**WORK INSTRUCTIONS:**
Repeat all of the material below exactly as written, images excluded.

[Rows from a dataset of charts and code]

-=-=-

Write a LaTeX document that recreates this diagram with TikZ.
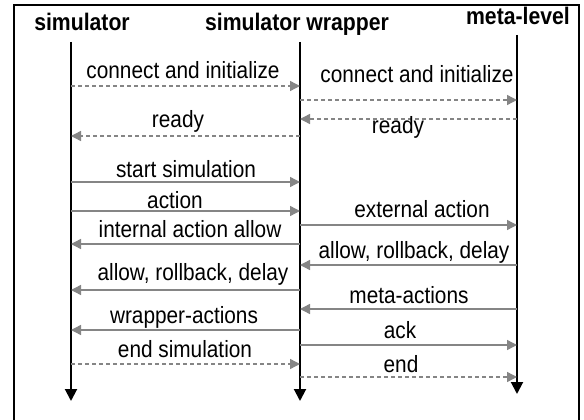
\documentclass[tikz,border=0pt]{standalone}
\usepackage{fontspec}
\usepackage{graphicx}
\setmainfont{Liberation Sans}
\usetikzlibrary{arrows.meta}
\definecolor{msggray}{HTML}{858585}
\newcommand{\tall}[1]{\scalebox{1}[1.13]{#1}}
\tikzset{
  lifeline/.style={line width=2pt, -{Triangle[length=12pt,width=12pt]}},
  msg/.style={draw=msggray, line width=1.4pt, -{Triangle[length=10pt,width=10pt,fill=msggray]}},
  dmsg/.style={msg, dash pattern=on 4pt off 3pt},
  lbl/.style={anchor=base, inner sep=0pt, font=\fontsize{20.8}{24}\selectfont},
  head/.style={anchor=base, inner sep=0pt, font=\fontsize{21.2}{25}\selectfont\bfseries},
}
\begin{document}
\begin{tikzpicture}[x=1pt,y=-1pt]
\useasboundingbox (0,0) rectangle (584,420);
\fill[white] (0,0) rectangle (584,420);
% frame
\draw[line width=2.5pt] (14,425) -- (14,5) -- (579,5) -- (579,425);
% headers
\node[head] (hsim) at (82,31) {\tall{simulator}};
\node[head] (hwrap) at (297,31) {\tall{simulator wrapper}};
\node[head] (hmeta) at (518,25) {\tall{meta-level}};
% lifelines
\coordinate (simT) at (71,42);  \coordinate (simB) at (71,401);
\coordinate (wrapT) at (300,42); \coordinate (wrapB) at (300,401);
\coordinate (metaT) at (517,35); \coordinate (metaB) at (517,394);
\draw[lifeline] (simT) -- (simB);
\draw[lifeline] (wrapT) -- (wrapB);
\draw[lifeline] (metaT) -- (metaB);
% message endpoints
\foreach \n/\y in {1/86,2/136,3/182,4/211,5/244,6/290,7/330,8/364}{
  \coordinate (s\n) at (71,\y); \coordinate (w\n) at (300,\y);}
\foreach \n/\y in {1/100,2/119,3/225,4/265,5/309,6/345,7/377}{
  \coordinate (a\n) at (300,\y); \coordinate (m\n) at (517,\y);}
% left messages
\draw[dmsg] (s1) -- (w1);
\node[lbl] (l1) at (183,78) {\tall{connect and initialize}};
\draw[dmsg] (w2) -- (s2);
\node[lbl] (l2) at (178,128) {\tall{ready}};
\draw[msg] (s3) -- (w3);
\node[lbl] (l3) at (186,177) {\tall{start simulation}};
\draw[msg] (s4) -- (w4);
\node[lbl] (l4) at (175,208) {\tall{action}};
\draw[msg] (w5) -- (s5);
\node[lbl] (l5) at (190,237) {\tall{internal action allow}};
\draw[msg] (w6) -- (s6);
\node[lbl] (l6) at (193,280) {\tall{allow, rollback, delay}};
\draw[msg] (w7) -- (s7);
\node[lbl] (l7) at (184,323) {\tall{wrapper-actions}};
\draw[dmsg] (s8) -- (w8);
\node[lbl] (l8) at (185,357) {\tall{end simulation}};
% right messages
\draw[dmsg] (a1) -- (m1);
\node[lbl] (r1) at (417,83) {\tall{connect and initialize}};
\draw[dmsg] (m2) -- (a2);
\node[lbl] (r2) at (398,133) {\tall{ready}};
\draw[msg] (a3) -- (m3);
\node[lbl] (r3) at (422,217) {\tall{external action}};
\draw[msg] (m4) -- (a4);
\node[lbl] (r4) at (414,258) {\tall{allow, rollback, delay}};
\draw[msg] (m5) -- (a5);
\node[lbl] (r5) at (409,303) {\tall{meta-actions}};
\draw[msg] (a6) -- (m6);
\node[lbl] (r6) at (400,338) {\tall{ack}};
\draw[dmsg] (a7) -- (m7);
\node[lbl] (r7) at (401,372) {\tall{end}};
\end{tikzpicture}
\end{document}
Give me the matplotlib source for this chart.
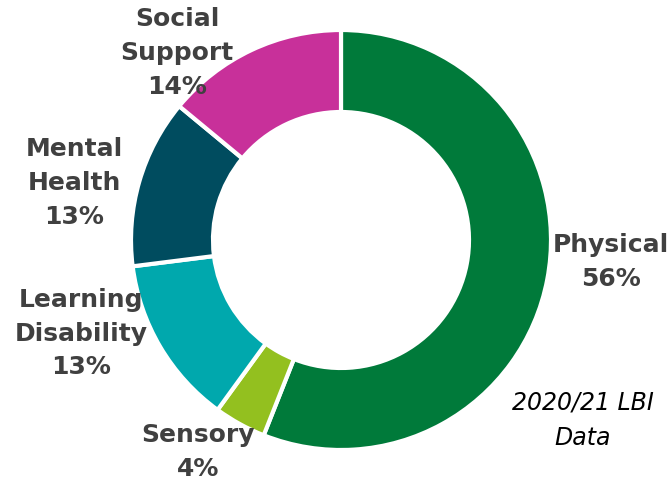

-=-=-

**EXPECTED OUTPUT:**
Write a LaTeX document that recreates this diagram with TikZ.
\documentclass[tikz,border=0pt]{standalone}
\usepackage{fontspec}
\usepackage{graphicx}
\setmainfont{Liberation Sans}
\usetikzlibrary{arrows.meta}
\definecolor{msggray}{HTML}{858585}
\newcommand{\tall}[1]{\scalebox{1}[1.13]{#1}}
\tikzset{
  lifeline/.style={line width=2pt, -{Triangle[length=12pt,width=12pt]}},
  msg/.style={draw=msggray, line width=1.4pt, -{Triangle[length=10pt,width=10pt,fill=msggray]}},
  dmsg/.style={msg, dash pattern=on 4pt off 3pt},
  lbl/.style={anchor=base, inner sep=0pt, font=\fontsize{20.8}{24}\selectfont},
  head/.style={anchor=base, inner sep=0pt, font=\fontsize{21.2}{25}\selectfont\bfseries},
}
\begin{document}
\begin{tikzpicture}[x=1pt,y=-1pt]
\useasboundingbox (0,0) rectangle (584,420);
\fill[white] (0,0) rectangle (584,420);
% frame
\draw[line width=2.5pt] (14,425) -- (14,5) -- (579,5) -- (579,425);
% headers
\node[head] (hsim) at (82,31) {\tall{simulator}};
\node[head] (hwrap) at (297,31) {\tall{simulator wrapper}};
\node[head] (hmeta) at (518,25) {\tall{meta-level}};
% lifelines
\coordinate (simT) at (71,42);  \coordinate (simB) at (71,401);
\coordinate (wrapT) at (300,42); \coordinate (wrapB) at (300,401);
\coordinate (metaT) at (517,35); \coordinate (metaB) at (517,394);
\draw[lifeline] (simT) -- (simB);
\draw[lifeline] (wrapT) -- (wrapB);
\draw[lifeline] (metaT) -- (metaB);
% message endpoints
\foreach \n/\y in {1/86,2/136,3/182,4/211,5/244,6/290,7/330,8/364}{
  \coordinate (s\n) at (71,\y); \coordinate (w\n) at (300,\y);}
\foreach \n/\y in {1/100,2/119,3/225,4/265,5/309,6/345,7/377}{
  \coordinate (a\n) at (300,\y); \coordinate (m\n) at (517,\y);}
% left messages
\draw[dmsg] (s1) -- (w1);
\node[lbl] (l1) at (183,78) {\tall{connect and initialize}};
\draw[dmsg] (w2) -- (s2);
\node[lbl] (l2) at (178,128) {\tall{ready}};
\draw[msg] (s3) -- (w3);
\node[lbl] (l3) at (186,177) {\tall{start simulation}};
\draw[msg] (s4) -- (w4);
\node[lbl] (l4) at (175,208) {\tall{action}};
\draw[msg] (w5) -- (s5);
\node[lbl] (l5) at (190,237) {\tall{internal action allow}};
\draw[msg] (w6) -- (s6);
\node[lbl] (l6) at (193,280) {\tall{allow, rollback, delay}};
\draw[msg] (w7) -- (s7);
\node[lbl] (l7) at (184,323) {\tall{wrapper-actions}};
\draw[dmsg] (s8) -- (w8);
\node[lbl] (l8) at (185,357) {\tall{end simulation}};
% right messages
\draw[dmsg] (a1) -- (m1);
\node[lbl] (r1) at (417,83) {\tall{connect and initialize}};
\draw[dmsg] (m2) -- (a2);
\node[lbl] (r2) at (398,133) {\tall{ready}};
\draw[msg] (a3) -- (m3);
\node[lbl] (r3) at (422,217) {\tall{external action}};
\draw[msg] (m4) -- (a4);
\node[lbl] (r4) at (414,258) {\tall{allow, rollback, delay}};
\draw[msg] (m5) -- (a5);
\node[lbl] (r5) at (409,303) {\tall{meta-actions}};
\draw[msg] (a6) -- (m6);
\node[lbl] (r6) at (400,338) {\tall{ack}};
\draw[dmsg] (a7) -- (m7);
\node[lbl] (r7) at (401,372) {\tall{end}};
\end{tikzpicture}
\end{document}
Give me the matplotlib source for this chart.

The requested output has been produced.